The first one produced drastic side effects, ones they’d never seen. But I resolutely showed up for round two, which came a week before an annual summer gathering up on an island in BC. I thought I knew the drill, what I’d face day by day and how to survive. Then, deathly side effects hit. I’d hobble every hour to the bathroom, gripping my side to keep the pain at bay. Eventually, I was airlifted to a hospital in Seattle, x-rayed, intubated, and kept there sedated for 5 days as mysterious lesions along my whole alimentary canal healed.

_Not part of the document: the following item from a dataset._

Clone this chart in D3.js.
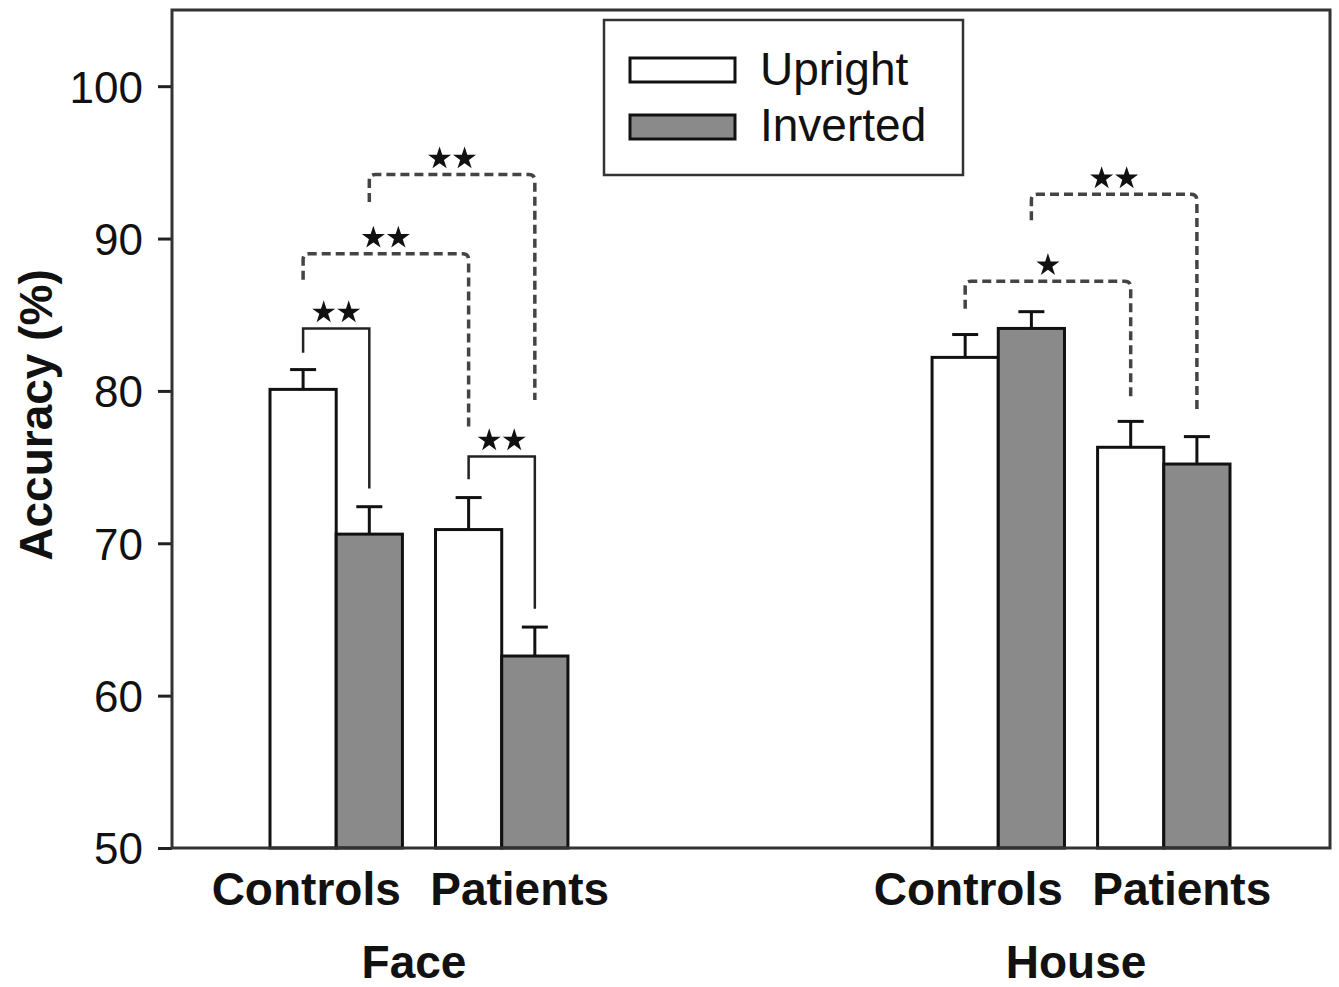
<!DOCTYPE html>
<html>
<head>
<meta charset="utf-8">
<script src="https://cdn.jsdelivr.net/npm/d3@7"></script>
<style>
  body { margin: 0; background: #fff; }
  svg { display: block; font-family: "Liberation Sans", Arial, Helvetica, sans-serif; }
</style>
</head>
<body>
<svg id="chart" width="1339" height="987"></svg>
<script>
// data
const groups = ["Face", "House"];
const subjects = ["Controls", "Patients"];
const conditions = ["Upright", "Inverted"];
// order: Face-Controls, Face-Patients, House-Controls, House-Patients
const uprightMean  = [80.1, 70.9, 82.2, 76.3];
const uprightErr   = [1.3, 2.1, 1.5, 1.7];
const invertedMean = [70.6, 62.6, 84.1, 75.2];
const invertedErr  = [1.8, 1.9, 1.1, 1.8];
const yTicks = [50, 60, 70, 80, 90, 100];

// significance brackets: from bar a to bar b, top level, leg ends, label
const sigFrom   = ["Face-Controls-Upright", "Face-Patients-Upright", "Face-Controls-Upright", "Face-Controls-Inverted", "House-Controls-Upright", "House-Controls-Inverted"];
const sigTo     = ["Face-Controls-Inverted", "Face-Patients-Inverted", "Face-Patients-Upright", "Face-Patients-Inverted", "House-Patients-Upright", "House-Patients-Inverted"];
const sigTop    = [84.1, 75.7, 89.0, 94.2, 87.2, 92.9];
const sigFromEnd = [82.5, 74.2, 87.3, 92.4, 85.4, 91.2];
const sigToEnd   = [73.6, 65.7, 77.6, 79.4, 79.5, 78.5];
const sigLabel  = ["**", "**", "**", "**", "*", "**"];
const sigDashed = [false, false, true, true, true, true];

let chart = d3.select("#chart");
const plotLeft = 172, plotRight = 1330, plotTop = 10, plotBottom = 848;

// build bar table
let bars = [];
groups.forEach(function (g, gi) {
    subjects.forEach(function (s, si) {
        let k = gi * 2 + si;
        bars.push({group: g, subject: s, cond: "Upright", mean: uprightMean[k], err: uprightErr[k]});
        bars.push({group: g, subject: s, cond: "Inverted", mean: invertedMean[k], err: invertedErr[k]});
    });
});

// slots: two empty ones between the groups
let slots = ["Face-Controls", "Face-Patients", "gap1", "gap2", "House-Controls", "House-Patients"];
let x = d3.scaleBand()
    .domain(slots)
    .range([270, 1230])
    .paddingInner(0.2)
    .paddingOuter(0);
let xc = d3.scaleBand()
    .domain(conditions)
    .range([0, x.bandwidth()]);

let y = d3.scaleLinear()
    .domain([50, 105])
    .range([plotBottom, plotTop]);

function barX(d) { return x(d.group + "-" + d.subject) + xc(d.cond); }
function barCenter(key) {
    let p = key.split("-");
    return x(p[0] + "-" + p[1]) + xc(p[2]) + xc.bandwidth() / 2;
}

// y axis
let yAxis = d3.axisLeft(y)
    .tickValues(yTicks)
    .tickSize(14)
    .tickSizeOuter(0)
    .tickPadding(15);
let yAxisGroup = chart.append("g")
    .attr("transform", "translate(" + plotLeft + ",0)")
    .call(yAxis);
yAxisGroup.select(".domain").remove();
yAxisGroup.selectAll(".tick line").attr("stroke", "#222").attr("stroke-width", 3);
yAxisGroup.selectAll(".tick text")
    .attr("fill", "#111")
    .style("font-size", "44px")
    .attr("dy", "0.36em");

// y axis label
chart.append("text")
    .text("Accuracy (%)")
    .attr("transform", "translate(52," + 415 + ") rotate(-90)")
    .attr("text-anchor", "middle")
    .attr("font-weight", 700)
    .style("font-size", "46px")
    .attr("fill", "#111");

// bars
chart.selectAll("rect.bar")
    .data(bars)
    .enter()
    .append("rect")
    .attr("class", "bar")
    .attr("x", barX)
    .attr("y", function (d) { return y(d.mean); })
    .attr("width", xc.bandwidth())
    .attr("height", function (d) { return y(50) - y(d.mean); })
    .attr("fill", function (d) { return d.cond == "Upright" ? "#ffffff" : "#8a8a8a"; })
    .attr("stroke", "#111")
    .attr("stroke-width", 3);

// error bars (upper only)
let eb = chart.selectAll("g.err")
    .data(bars)
    .enter()
    .append("g")
    .attr("class", "err")
    .attr("stroke", "#111")
    .attr("stroke-width", 3);
eb.append("line")
    .attr("x1", function (d) { return barX(d) + xc.bandwidth() / 2; })
    .attr("x2", function (d) { return barX(d) + xc.bandwidth() / 2; })
    .attr("y1", function (d) { return y(d.mean); })
    .attr("y2", function (d) { return y(d.mean + d.err); });
eb.append("line")
    .attr("x1", function (d) { return barX(d) + xc.bandwidth() / 2 - 13; })
    .attr("x2", function (d) { return barX(d) + xc.bandwidth() / 2 + 13; })
    .attr("y1", function (d) { return y(d.mean + d.err); })
    .attr("y2", function (d) { return y(d.mean + d.err); });

// frame
chart.append("rect")
    .attr("x", plotLeft)
    .attr("y", plotTop)
    .attr("width", plotRight - plotLeft)
    .attr("height", plotBottom - plotTop)
    .attr("fill", "none")
    .attr("stroke", "#333")
    .attr("stroke-width", 3);

// significance brackets
let sig = sigFrom.map(function (a, i) {
    return {a: a, b: sigTo[i], top: sigTop[i], aEnd: sigFromEnd[i], bEnd: sigToEnd[i], label: sigLabel[i], dashed: sigDashed[i]};
});
let star = d3.symbol().type(d3.symbolStar).size(165);
sig.forEach(function (s) {
    let x1 = barCenter(s.a), x2 = barCenter(s.b), yt = y(s.top);
    let r = s.dashed ? 6 : 0;
    let path = d3.path();
    path.moveTo(x1, y(s.aEnd));
    path.lineTo(x1, yt + r);
    if (r) path.quadraticCurveTo(x1, yt, x1 + r, yt);
    path.lineTo(x2 - r, yt);
    if (r) path.quadraticCurveTo(x2, yt, x2, yt + r);
    path.lineTo(x2, y(s.bEnd));
    chart.append("path")
        .attr("d", path.toString())
        .attr("fill", "none")
        .attr("stroke", s.dashed ? "#444" : "#222")
        .attr("stroke-width", s.dashed ? 3.5 : 2.5)
        .attr("stroke-dasharray", s.dashed ? "9,5" : null);
    let n = s.label.length, mid = (x1 + x2) / 2;
    for (let k = 0; k < n; k++) {
        chart.append("path")
            .attr("d", star())
            .attr("transform", "translate(" + (mid + (k - (n - 1) / 2) * 25) + "," + (yt - 16) + ")")
            .attr("fill", "#111");
    }
});

// x labels
let subjOffset = {"Controls": -30, "Patients": 18};
groups.forEach(function (g) {
    subjects.forEach(function (s) {
        chart.append("text")
            .text(s)
            .attr("x", x(g + "-" + s) + x.bandwidth() / 2 + subjOffset[s])
            .attr("y", 905)
            .attr("text-anchor", "middle")
            .attr("font-weight", 700)
            .style("font-size", "46px")
            .attr("fill", "#111");
    });
    let gx = (x(g + "-Controls") + x(g + "-Patients") + x.bandwidth()) / 2;
    chart.append("text")
        .text(g)
        .attr("x", gx - 5)
        .attr("y", 978)
        .attr("text-anchor", "middle")
        .attr("font-weight", 700)
        .style("font-size", "46px")
        .attr("fill", "#111");
});

// legend
let legend = chart.append("g");
legend.append("rect")
    .attr("x", 604).attr("y", 20)
    .attr("width", 359).attr("height", 155)
    .attr("fill", "#fff")
    .attr("stroke", "#333")
    .attr("stroke-width", 2.5);
conditions.forEach(function (c, i) {
    legend.append("rect")
        .attr("x", 630).attr("y", 58 + i * 57)
        .attr("width", 105).attr("height", 24)
        .attr("fill", c == "Upright" ? "#ffffff" : "#8a8a8a")
        .attr("stroke", "#111")
        .attr("stroke-width", 3);
    legend.append("text")
        .text(c)
        .attr("x", 760).attr("y", 85 + i * 56)
        .style("font-size", "46px")
        .attr("fill", "#111");
});
</script>
</body>
</html>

I thanked the oncologist respectfully and told him I was done. He offered another protocol. No, I told him, I’m done. He turned away and when he turned back he said,
“You know, it’s people like you who survive.”
In BC, before being whisked back to the USA, I wrote this poem:
Empty Before Filling
August 3, 2004
empty your bowl
your stomach
your bowel
be hungry
empty your day
your week
your year
have time
empty your closet
your shelves
your drawers
be simple
empty your mind
your heart
your swarm of opinions and ways
be still
we do not know desire
we do not wake at 4 in the morning
with a strange feeling of something wanting to enter our emptiness.
who is this intruder come to penetrate us,
to plant the seeds of ‘next’ in our field of open now?
this is serious, for much is lost in letting such a stranger in
do we want a poem
a lover
a walk in the moonlight
do we want more food than we need
more respect
or power
or allure
heavy burdens that will never let us empty again?
beware
we do not know want
we do not allow lack to build
until we salivate
until our stomachs growl
until an honest need can come
dusty hat in hand
with an honest request
our fullness upon fullness
says,
“Here lives fear,
sell me what you will
for in my house
nothing is ever enough.”
It says,
“I have heard of a Universe that will never let me down,
but I have lost faith.
I do not trust.
If I do not pack my life with
people and things
I will starve
For nothing and no one is there for me.”
spin
in the vast emptiness
trailing the dust of your past like galaxies
sink
into the gossamer fullness of the space in between
feel
the touch of this velvet lover who has
waited, waited
for you to be
done
empty your bowl
your stomach
your bowel
be hungry
empty your day
your week
your year
have time
empty your closet
your shelves
your drawers
be simple
empty your mind
your heart
your swarm of opinions and ways
be still
be peace
This poem has so spoken to me… I am copying it by hand onto a long paper and taping it to my altar. I am freshly solo after 43 years of being an ‘us,’ and practicing being in the empty and open space of now.
Vicki, it was this poem, that brought back memories of my life in the early 80's, of a colon crisis that led to doing a 10 day juice and water fast. At the end I was exploding with energy and mental clarity. The experience of emptiness opened me up for infinite possibilities in my dreams. What a gift you are. Thank you so much.